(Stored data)

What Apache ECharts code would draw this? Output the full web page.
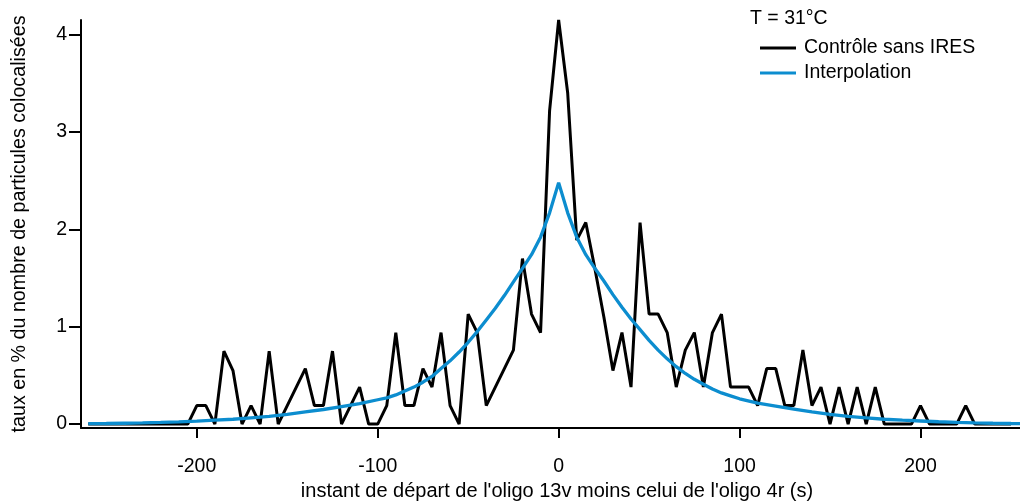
<!DOCTYPE html>
<html>
<head>
<meta charset="utf-8">
<script src="https://cdn.jsdelivr.net/npm/echarts@6/dist/echarts.min.js"></script>
<style>
html,body{margin:0;padding:0;background:#fff;}
#chart{width:1020px;height:502px;}
</style>
</head>
<body>
<div id="chart"></div>
<script>
// ---- data ----
const xTickValues = [-200, -100, 0, 100, 200];
const yTickValues = [0, 1, 2, 3, 4];

const controlName = 'Contrôle sans IRES';
const fitName = 'Interpolation';
const annotation = 'T = 31°C';
const xTitle = "instant de départ de l'oligo 13v moins celui de l'oligo 4r (s)";
const yTitle = 'taux en % du nombre de particules colocalisées';

const controlX = [-260,-255,-250,-245,-240,-235,-230,-225,-220,-215,-210,-205,
  -200,-195,-190,-185,-180,-175,-170,-165,-160,-155,-150,-145,-140,-135,-130,-125,
  -120,-115,-110,-105,-100,-95,-90,-85,-80,-75,-70,-65,-60,-55,-50,-45,-40,-35,-30,
  -25,-20,-15,-10,-5,0,5,10,15,20,25,30,35,40,45,50,55,60,65,70,75,80,85,90,95,100,
  105,110,115,120,125,130,135,140,145,150,155,160,165,170,175,180,185,190,195,200,
  205,210,215,220,225,230,235,240,245,250];
const controlY = [0,0,0,0,0,0,0,0,0,0,0,0,
  0.19,0.19,0,0.75,0.55,0,0.19,0,0.75,0,0.19,0.38,0.57,0.19,0.19,0.75,
  0,0.19,0.38,0,0,0.19,0.94,0.19,0.19,0.57,0.38,0.94,0.19,0,1.13,0.94,0.19,0.38,0.57,
  0.76,1.70,1.13,0.94,3.22,4.15,3.40,1.89,2.07,1.60,1.10,0.55,0.94,0.38,2.07,1.13,1.13,0.94,0.38,0.76,0.94,0.38,0.94,1.13,0.38,0.38,
  0.38,0.19,0.57,0.57,0.19,0.19,0.76,0.19,0.38,0,0.38,0,0.38,0,0.38,0,0,0,0,0.19,
  0,0,0,0,0.19,0,0,0,0,0];

const fitX = [-260,-250,-240,-230,-220,-210,-200,-190,-180,-170,-160,-150,-140,-130,-120,-110,
  -100,-95,-90,-85,-80,-75,-70,-65,-60,-55,-50,-45,-40,-35,-30,-25,-20,-15,-10,-5,0,
  5,10,15,20,25,30,35,40,45,50,55,60,65,70,75,80,85,90,95,100,
  110,120,130,140,150,160,170,180,190,200,210,220,230,240,250,255];
const fitY = [0.004,0.006,0.009,0.012,0.017,0.023,0.03,0.04,0.05,0.065,0.08,0.10,0.125,0.15,0.18,0.21,
  0.25,0.27,0.30,0.34,0.38,0.43,0.49,0.57,0.65,0.74,0.84,0.95,1.07,1.19,1.32,1.46,1.60,1.74,1.92,2.17,2.48,
  2.17,1.92,1.74,1.60,1.47,1.33,1.20,1.08,0.97,0.86,0.76,0.67,0.59,0.52,0.46,0.41,0.36,0.32,0.29,0.26,
  0.215,0.185,0.155,0.125,0.10,0.08,0.065,0.05,0.04,0.032,0.024,0.018,0.013,0.009,0.006,0.005];

// ---- chart ----
const font = 'Liberation Sans, Arial, sans-serif';
const pair = (xs, ys) => xs.map((x, i) => [x, ys[i]]);

const chart = echarts.init(document.getElementById('chart'), null, {renderer: 'canvas'});
chart.setOption({
  animation: false,
  backgroundColor: '#ffffff',
  textStyle: {fontFamily: font},
  grid: {left: 81, right: 0, top: 20, bottom: 74, containLabel: false, outerBoundsMode: 'none'},
  xAxis: {
    type: 'value', min: -264, max: 255,
    name: xTitle, nameLocation: 'middle', nameGap: 53,
    nameTextStyle: {color: '#000', fontSize: 20, fontFamily: font, padding: [0, 0, 0, 13]},
    axisLine: {show: true, onZero: false, lineStyle: {color: '#000', width: 2}},
    axisTick: {show: true, inside: false, length: 10, customValues: xTickValues, lineStyle: {color: '#000', width: 2}},
    axisLabel: {customValues: xTickValues, color: '#000', fontSize: 19.5, fontFamily: font, margin: 29},
    splitLine: {show: false}
  },
  yAxis: {
    type: 'value', min: -0.04, max: 4.15,
    name: yTitle, nameLocation: 'middle', nameGap: 51, nameRotate: 90,
    nameTextStyle: {color: '#000', fontSize: 19.7, fontFamily: font},
    axisLine: {show: true, onZero: false, lineStyle: {color: '#000', width: 2}},
    axisTick: {show: true, inside: false, length: 12, customValues: yTickValues, lineStyle: {color: '#000', width: 2}},
    axisLabel: {customValues: yTickValues, color: '#000', fontSize: 19.5, fontFamily: font, margin: 14},
    splitLine: {show: false}
  },
  legend: {
    orient: 'vertical', left: 760, top: 38, padding: 0,
    itemWidth: 36, itemHeight: 3, itemGap: 5, icon: 'rect',
    textStyle: {color: '#000', fontSize: 19.5, fontFamily: font, lineHeight: 20, padding: [0, 0, 0, 3]},
    data: [controlName, fitName]
  },
  graphic: [{
    type: 'text', left: 750, top: 9,
    style: {text: annotation, fill: '#000', font: '19.5px ' + font}
  }],
  series: [
    {name: controlName, type: 'line', data: pair(controlX, controlY), symbol: 'none',
     lineStyle: {color: '#000', width: 3}, itemStyle: {color: '#000'}, z: 2},
    {name: fitName, type: 'line', data: pair(fitX, fitY), symbol: 'none',
     lineStyle: {color: '#0c8dcf', width: 3.3}, itemStyle: {color: '#0c8dcf'}, z: 3}
  ]
});
</script>
</body>
</html>
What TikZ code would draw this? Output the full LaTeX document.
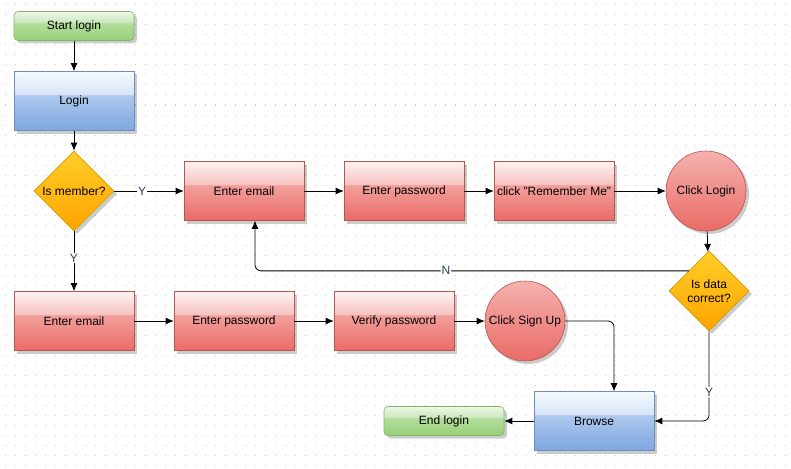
\documentclass[tikz,border=0pt]{standalone}
\usepackage{fontspec}
\setmainfont{Liberation Sans}
\usetikzlibrary{arrows.meta,shapes.geometric,shadows}

\definecolor{redA}{HTML}{EA6B66}
\definecolor{redB}{HTML}{F2A09D}
\definecolor{redC}{HTML}{F7C3C1}
\definecolor{redD}{HTML}{FDF2F2}
\definecolor{redline}{HTML}{B85450}
\definecolor{blueA}{HTML}{7EA6E0}
\definecolor{blueB}{HTML}{AFC9EE}
\definecolor{blueC}{HTML}{D6E4F8}
\definecolor{blueD}{HTML}{F7FAFE}
\definecolor{blueline}{HTML}{6C8EBF}
\definecolor{greenA}{HTML}{97D077}
\definecolor{greenB}{HTML}{B3DD9C}
\definecolor{greenC}{HTML}{C8E7B8}
\definecolor{greenD}{HTML}{EEF8E9}
\definecolor{greenline}{HTML}{82B366}
\definecolor{orangeA}{HTML}{FFA500}
\definecolor{orangeB}{HTML}{FFCD28}
\definecolor{orangeline}{HTML}{D79B00}
\definecolor{labeltext}{RGB}{45,60,85}

\pgfdeclareverticalshading{redglass}{100bp}{color(0bp)=(redA); color(25bp)=(redA); color(55bp)=(redB); color(55.5bp)=(redC); color(75bp)=(redD); color(100bp)=(redD)}
\pgfdeclareverticalshading{blueglass}{100bp}{color(0bp)=(blueA); color(25bp)=(blueA); color(55bp)=(blueB); color(55.5bp)=(blueC); color(75bp)=(blueD); color(100bp)=(blueD)}
\pgfdeclareverticalshading{greenglass}{100bp}{color(0bp)=(greenA); color(25bp)=(greenA); color(55bp)=(greenB); color(55.5bp)=(greenC); color(75bp)=(greenD); color(100bp)=(greenD)}

\begin{document}
\begin{tikzpicture}[x=1pt,y=-1pt,>=Latex,
  shape_base/.style={draw,line width=0.6pt,font=\fontsize{12}{14}\selectfont,inner sep=2pt,
    drop shadow={shadow xshift=3pt,shadow yshift=-3pt,fill=black,opacity=0.2}},
  redbox/.style={shape_base,rectangle,draw=redline,shading=redglass,minimum width=120pt,minimum height=59pt},
  bluebox/.style={shape_base,rectangle,draw=blueline,shading=blueglass,minimum width=120pt,minimum height=59pt},
  endbox/.style={shape_base,rectangle,rounded corners=4pt,draw=greenline,shading=greenglass,minimum width=120pt,minimum height=29pt},
  redcircle/.style={shape_base,circle,draw=redline,top color=redC!80!redA,bottom color=redA,minimum size=80pt},
  decision/.style={shape_base,diamond,aspect=1,draw=orangeline,top color=orangeB,bottom color=orangeA,minimum width=80pt,minimum height=80pt,inner sep=0pt,align=center},
  flow/.style={-{Latex[length=8pt,width=7pt]},line width=0.8pt},
  tag/.style={fill=white,inner sep=1pt,text=labeltext,font=\fontsize{12}{13}\selectfont}]
\useasboundingbox (0,0) rectangle (791,468);
% dotted grid
\foreach \gy in {5,15,...,465}
  \draw[black!20,line width=1pt,dash pattern=on 1pt off 9pt] (4.5,\gy) -- (791,\gy);

% nodes
\node[endbox] (start_login) at (74,26) {Start login};
\node[bluebox] (login) at (74,101) {Login};
\node[decision] (is_member) at (74,191) {Is member?};
\node[redbox] (email_in) at (244,191) {Enter email};
\node[redbox] (pass_in) at (404,191) {Enter password};
\node[redbox] (remember) at (554,191) {click "Remember Me"};
\node[redcircle] (click_login) at (706,191) {Click Login};
\node[decision] (is_correct) at (709,291) {Is data\\correct?};
\node[redbox] (email_up) at (74,321) {Enter email};
\node[redbox] (pass_up) at (234,321) {Enter password};
\node[redbox] (verify) at (394,321) {Verify password};
\node[redcircle] (click_signup) at (525,321) {Click Sign Up};
\node[bluebox] (browse) at (594,421) {Browse};
\node[endbox] (end_login) at (444,421) {End login};

% connectors
\draw[flow] (start_login) -- (login);
\draw[flow] (login) -- (is_member);
\draw[flow] (is_member) -- node[tag,pos=0.4]{Y} (email_in);
\draw[flow] (is_member) -- node[tag,pos=0.45]{Y} (email_up);
\draw[flow] (email_in) -- (pass_in);
\draw[flow] (pass_in) -- (remember);
\draw[flow] (remember) -- (click_login);
\draw[flow] (click_login) -- (is_correct);
\draw[flow,rounded corners=6pt] (is_correct.north west) -| node[tag,pos=0.28]{N} ([xshift=11pt]email_in.south);
\draw[flow] (email_up) -- (pass_up);
\draw[flow] (pass_up) -- (verify);
\draw[flow] (verify) -- (click_signup);
\draw[flow,rounded corners=6pt] (click_signup) -| ([xshift=20pt]browse.north);
\draw[flow,rounded corners=6pt] (is_correct.south) |- node[tag,pos=0.34]{Y} (browse.east);
\draw[flow] (browse) -- (end_login);
\end{tikzpicture}
\end{document}
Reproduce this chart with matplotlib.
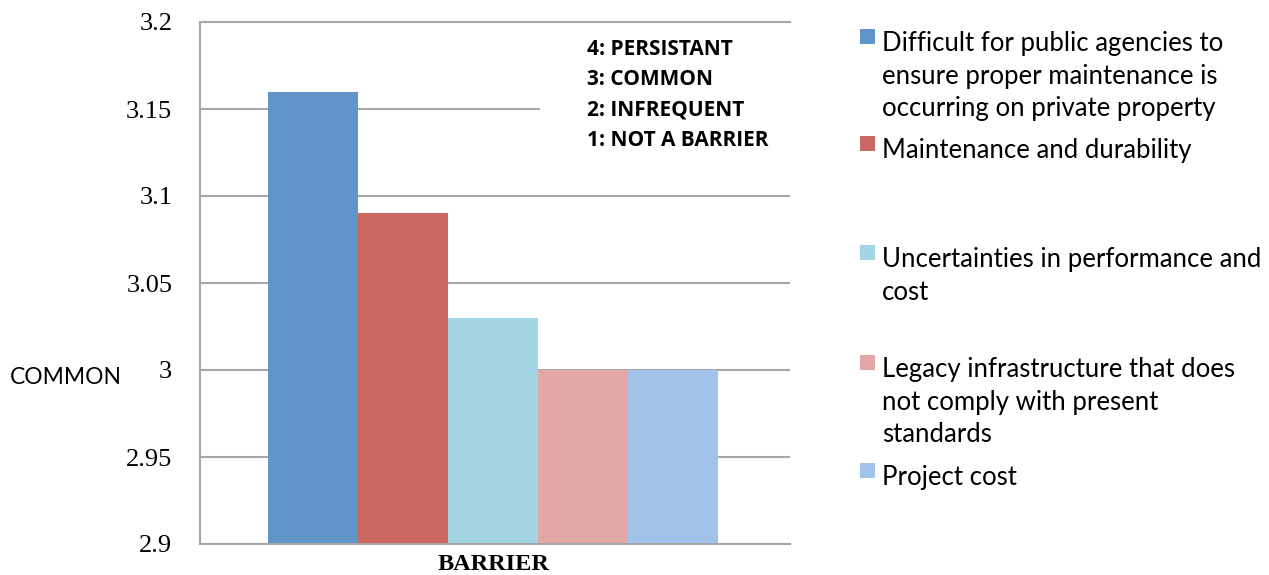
import matplotlib
matplotlib.use('Agg')
import matplotlib.pyplot as plt
from matplotlib.patches import Rectangle

# data
labels = [
    "Difficult for public agencies to\nensure proper maintenance is\noccurring on private property",
    "Maintenance and durability",
    "Uncertainties in performance and\ncost",
    "Legacy infrastructure that does\nnot comply with present\nstandards",
    "Project cost",
]
values = [3.16, 3.09, 3.03, 3.00, 3.00]
colors = ["#6096C9", "#CC6660", "#A3D5E3", "#E3A8A6", "#A2C3E9"]
yticks = [2.9, 2.95, 3.0, 3.05, 3.1, 3.15, 3.2]
ytick_labels = ["2.9", "2.95", "3", "3.05", "3.1", "3.15", "3.2"]
scale_text = "4: PERSISTANT\n3: COMMON\n2: INFREQUENT\n1: NOT A BARRIER"

grid_col = "#A6A6A6"
sans = ["Lato", "DejaVu Sans"]
serif = ["Liberation Serif", "DejaVu Serif"]

fig = plt.figure(figsize=(12.69, 5.75), dpi=100)
ax = fig.add_axes([200 / 1269, 1 - 544 / 575, 590 / 1269, 522 / 575])

x = list(range(len(values)))
ax.bar(x, [v - 2.9 for v in values], bottom=2.9, width=1.0, color=colors, zorder=2)

ax.set_ylim(2.9, 3.2)
ax.set_xlim(-1.256, 5.3)
ax.set_yticks(yticks)
ax.set_yticklabels(ytick_labels, family=serif, fontsize=19)
ax.set_xticks([2])
ax.set_xticklabels(["BARRIER"], family=serif, fontsize=17.5, fontweight="bold")
ax.tick_params(axis="y", length=0, pad=20)
ax.tick_params(axis="x", length=0, pad=7)

ax.set_axisbelow(True)
ax.yaxis.grid(True, color=grid_col, linewidth=1.5)
for s in ["left", "bottom", "top"]:
    ax.spines[s].set_color(grid_col)
    ax.spines[s].set_linewidth(1.5)
ax.spines["right"].set_visible(False)

# white box behind the scale text hides the gridline
ax.add_patch(Rectangle((0.576, 0.73), 0.43, 0.245, transform=ax.transAxes,
                       facecolor="white", edgecolor="none", zorder=1, clip_on=False))
fig.text(587 / 1269, 1 - 39 / 575, scale_text, family=["Open Sans", "DejaVu Sans"],
         fontsize=15, fontweight="bold", va="top", ha="left", linespacing=1.58)

fig.text(10 / 1269, 1 - 378 / 575, "COMMON", family=sans, fontsize=16.5,
         va="center", ha="left")

# legend, laid out like the original
legend_y = [41, 148, 257, 367, 475]
for lab, col, yy in zip(labels, colors, legend_y):
    fig.patches.append(Rectangle((860 / 1269, 1 - (yy + 3) / 575), 15 / 1269, 15 / 575,
                                 transform=fig.transFigure, facecolor=col,
                                 edgecolor="none"))
    fig.text(882 / 1269, 1 - (yy - 10) / 575, lab, family=sans, fontsize=18.5,
             va="top", ha="left", linespacing=1.38)

fig.savefig("out.png", dpi=100)
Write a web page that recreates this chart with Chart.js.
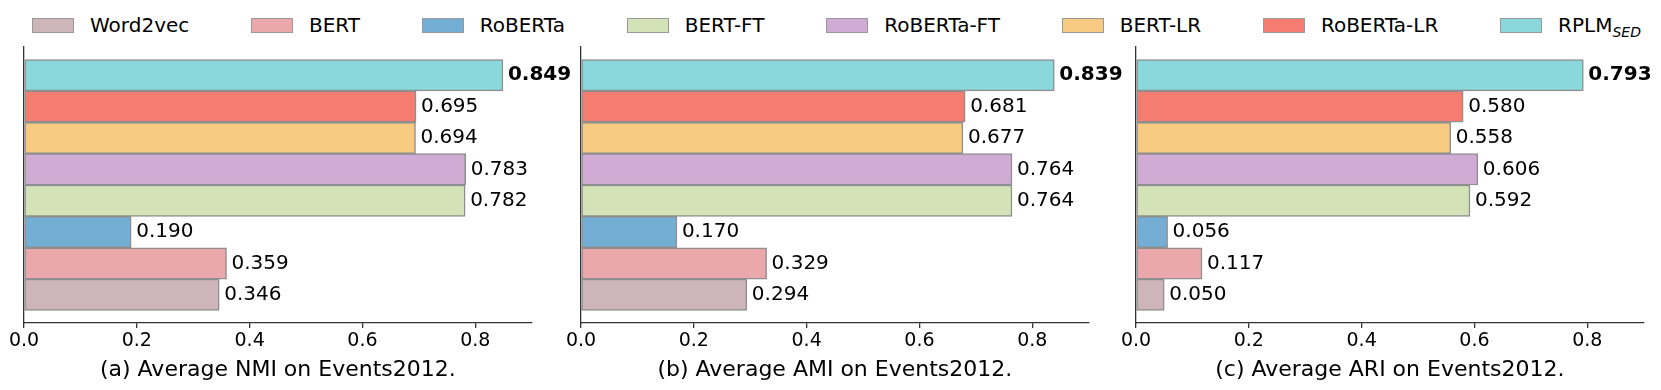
<!DOCTYPE html>
<html>
<head>
<meta charset="utf-8">
<title>Events2012 clustering results</title>
<script src="https://cdn.jsdelivr.net/npm/chart.js@4.4.0/dist/chart.umd.min.js"></script>
<style>
    body {
        margin: 0;
        width: 1661px;
        height: 390px;
        overflow: hidden;
        position: relative;
        background: #fff;
        font-family: "DejaVu Sans", sans-serif;
    }
    #legend {
        position: absolute;
        left: 32px;
        width: 1609px;
        top: 15px;
        height: 20px;
        display: flex;
        align-items: center;
        justify-content: space-between;
    }
    .item {
        display: flex;
        align-items: center;
        font-size: 20px;
        line-height: 20px;
        white-space: nowrap;
        color: #000;
    }
    .swatch {
        width: 42px;
        height: 15px;
        box-sizing: border-box;
        border: 1.3px solid #999;
        margin-right: 16px;
    }
    .item sub {
        font-size: 14px;
        font-style: italic;
        vertical-align: -5px;
        line-height: 0;
    }
    canvas.panel {
        position: absolute;
        top: 40px;
    }
</style>
</head>
<body>
<div id="legend"></div>
<canvas class="panel" id="nmiChart" width="600" height="350" style="left:0px"></canvas>
<canvas class="panel" id="amiChart" width="600" height="350" style="left:557px"></canvas>
<canvas class="panel" id="ariChart" width="549" height="350" style="left:1112px"></canvas>

<script>
// methods, bottom bar first
const methods = ['Word2vec', 'BERT', 'RoBERTa', 'BERT-FT', 'RoBERTa-FT', 'BERT-LR', 'RoBERTa-LR', 'RPLM_SED'];
const colors = ['#cdb5b9', '#eba8aa', '#75aed4', '#d4e3b7', '#d0acd5', '#f6ca80', '#f47c70', '#8ad8dc'];

const nmiValues = [0.346, 0.359, 0.190, 0.782, 0.783, 0.694, 0.695, 0.849];
const amiValues = [0.294, 0.329, 0.170, 0.764, 0.764, 0.677, 0.681, 0.839];
const ariValues = [0.050, 0.117, 0.056, 0.592, 0.606, 0.558, 0.580, 0.793];

const titles = ['(a) Average NMI on Events2012.', '(b) Average AMI on Events2012.', '(c) Average ARI on Events2012.'];
const xTicks = [0, 0.2, 0.4, 0.6, 0.8];

// shared legend on top
const legend = document.getElementById('legend');
methods.forEach((name, i) => {
    const item = document.createElement('div');
    item.className = 'item';
    const sw = document.createElement('span');
    sw.className = 'swatch';
    sw.style.background = colors[i];
    item.appendChild(sw);
    const label = document.createElement('span');
    if (name.includes('_')) {
        const [base, sub] = name.split('_');
        label.innerHTML = base + '<sub>' + sub + '</sub>';
    } else {
        label.textContent = name;
    }
    item.appendChild(label);
    legend.appendChild(item);
});

// write the value next to each bar, best one in bold
const valueLabels = {
    id: 'valueLabels',
    afterDatasetsDraw(chart) {
        const ctx = chart.ctx;
        const values = chart.data.datasets[0].data.map(d => d.x);
        const best = Math.max(...values);
        chart.getDatasetMeta(0).data.forEach((bar, i) => {
            ctx.save();
            ctx.font = (values[i] === best ? 'bold ' : '') + '20px "DejaVu Sans"';
            ctx.fillStyle = '#000';
            ctx.textAlign = 'left';
            ctx.textBaseline = 'middle';
            ctx.fillText(values[i].toFixed(3), bar.x + 5, bar.y);
            ctx.restore();
        });
    }
};

function makeChart(id, values, title) {
    const canvas = document.getElementById(id);
    const ctx = canvas.getContext('2d');
    return new Chart(ctx, {
        type: 'bar',
        data: {
            datasets: [{
                data: values.map((v, i) => ({ x: v, y: i })),
                backgroundColor: colors,
                borderColor: '#8e8e8e',
                borderWidth: 1.5,
                borderSkipped: false,
                categoryPercentage: 1,
                barPercentage: 1
            }]
        },
        options: {
            indexAxis: 'y',
            responsive: false,
            animation: false,
            layout: {
                padding: { left: 24, right: canvas.width - 24 - 507.7, top: 7, bottom: 0 }
            },
            plugins: {
                legend: { display: false },
                tooltip: { enabled: false }
            },
            scales: {
                x: {
                    type: 'linear',
                    position: 'bottom',
                    min: 0,
                    max: 0.9,
                    afterBuildTicks: s => { s.ticks = xTicks.map(v => ({ value: v })); },
                    afterFit: s => { s.height = 67; },
                    ticks: {
                        color: '#000',
                        padding: 2,
                        font: { family: 'DejaVu Sans', size: 19 },
                        callback: v => v.toFixed(1)
                    },
                    grid: {
                        display: true,
                        drawOnChartArea: false,
                        drawTicks: true,
                        tickLength: 5,
                        color: '#333',
                        lineWidth: 1.3
                    },
                    border: { display: true, color: '#333', width: 1.3 },
                    title: {
                        display: true,
                        text: title,
                        color: '#000',
                        font: { family: 'DejaVu Sans', size: 22 },
                        padding: { top: 0, bottom: 7 }
                    }
                },
                y: {
                    type: 'linear',
                    position: 'left',
                    offset: false,
                    min: -0.9,
                    max: 7.9,
                    afterBuildTicks: s => { s.ticks = methods.map((m, i) => ({ value: i })); },
                    afterFit: s => { s.width = 0; },
                    ticks: { display: false },
                    grid: { display: true, offset: false, drawOnChartArea: false, drawTicks: false },
                    border: { display: true, color: '#333', width: 1.3 }
                }
            }
        },
        plugins: [valueLabels]
    });
}

document.addEventListener('DOMContentLoaded', () => {
    makeChart('nmiChart', nmiValues, titles[0]);
    makeChart('amiChart', amiValues, titles[1]);
    makeChart('ariChart', ariValues, titles[2]);
});
</script>
</body>
</html>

## Task to carry out
Your task is to return the lines above, from the first one up to and including the line containing "const yTitle = 'taux", minus any pictures.

## Solution
What Apache ECharts code would draw this? Output the full web page.
<!DOCTYPE html>
<html>
<head>
<meta charset="utf-8">
<script src="https://cdn.jsdelivr.net/npm/echarts@6/dist/echarts.min.js"></script>
<style>
html,body{margin:0;padding:0;background:#fff;}
#chart{width:1020px;height:502px;}
</style>
</head>
<body>
<div id="chart"></div>
<script>
// ---- data ----
const xTickValues = [-200, -100, 0, 100, 200];
const yTickValues = [0, 1, 2, 3, 4];

const controlName = 'Contrôle sans IRES';
const fitName = 'Interpolation';
const annotation = 'T = 31°C';
const xTitle = "instant de départ de l'oligo 13v moins celui de l'oligo 4r (s)";
const yTitle = 'taux en % du nombre de particules colocalisées';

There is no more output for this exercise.